Problem requirements
Collect each line holding the string "this".

##### Dataset content #####

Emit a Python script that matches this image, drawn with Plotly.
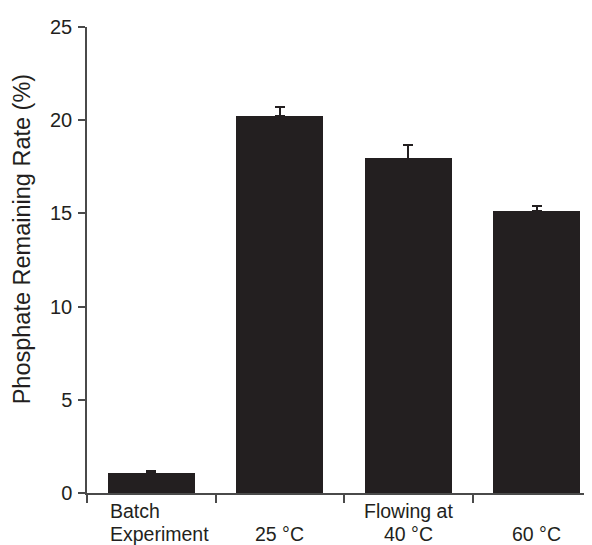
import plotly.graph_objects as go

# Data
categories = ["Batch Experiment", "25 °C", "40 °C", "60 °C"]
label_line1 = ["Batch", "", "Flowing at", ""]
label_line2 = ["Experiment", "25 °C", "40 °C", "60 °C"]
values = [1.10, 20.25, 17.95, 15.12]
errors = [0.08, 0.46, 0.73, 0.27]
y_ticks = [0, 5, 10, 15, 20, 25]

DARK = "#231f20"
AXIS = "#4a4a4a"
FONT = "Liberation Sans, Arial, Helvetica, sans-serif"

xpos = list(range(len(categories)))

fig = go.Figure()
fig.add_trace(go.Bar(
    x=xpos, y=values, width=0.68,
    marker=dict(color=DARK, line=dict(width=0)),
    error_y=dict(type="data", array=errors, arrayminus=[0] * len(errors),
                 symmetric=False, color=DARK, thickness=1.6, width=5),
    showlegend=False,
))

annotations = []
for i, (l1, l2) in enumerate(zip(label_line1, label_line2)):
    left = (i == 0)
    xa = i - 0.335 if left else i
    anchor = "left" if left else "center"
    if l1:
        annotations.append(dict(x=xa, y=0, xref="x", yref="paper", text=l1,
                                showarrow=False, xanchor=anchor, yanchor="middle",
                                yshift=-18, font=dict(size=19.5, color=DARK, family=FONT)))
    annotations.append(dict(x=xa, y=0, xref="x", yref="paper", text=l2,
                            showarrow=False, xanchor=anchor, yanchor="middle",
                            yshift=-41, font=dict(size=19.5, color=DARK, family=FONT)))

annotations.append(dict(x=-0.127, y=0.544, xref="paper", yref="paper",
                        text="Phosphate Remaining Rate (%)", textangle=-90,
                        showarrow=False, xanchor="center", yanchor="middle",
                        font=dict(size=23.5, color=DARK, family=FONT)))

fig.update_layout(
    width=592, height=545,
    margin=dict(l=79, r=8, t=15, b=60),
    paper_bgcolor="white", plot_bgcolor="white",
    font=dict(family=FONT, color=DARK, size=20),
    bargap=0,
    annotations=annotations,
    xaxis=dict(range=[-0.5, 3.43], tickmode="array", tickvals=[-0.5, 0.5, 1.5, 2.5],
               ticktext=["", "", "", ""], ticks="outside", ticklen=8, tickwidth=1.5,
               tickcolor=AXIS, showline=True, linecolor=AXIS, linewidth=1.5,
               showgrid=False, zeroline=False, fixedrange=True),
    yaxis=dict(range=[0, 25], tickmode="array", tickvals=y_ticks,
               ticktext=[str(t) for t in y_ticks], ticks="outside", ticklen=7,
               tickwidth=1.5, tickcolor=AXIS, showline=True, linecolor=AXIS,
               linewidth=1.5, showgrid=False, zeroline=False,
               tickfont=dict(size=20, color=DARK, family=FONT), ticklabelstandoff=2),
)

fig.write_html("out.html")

#####
##### Dataset content #####

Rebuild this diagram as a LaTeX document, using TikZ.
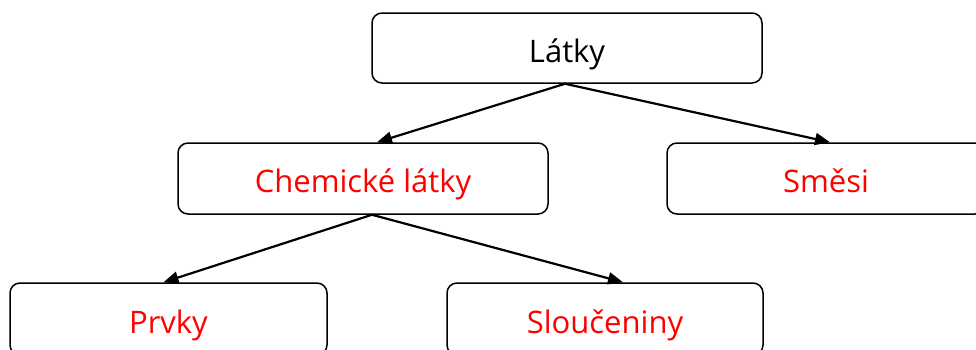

#####

Written answer
Emit a Python script that matches this image, drawn with Plotly.
Rebuild this diagram as a LaTeX document, using TikZ.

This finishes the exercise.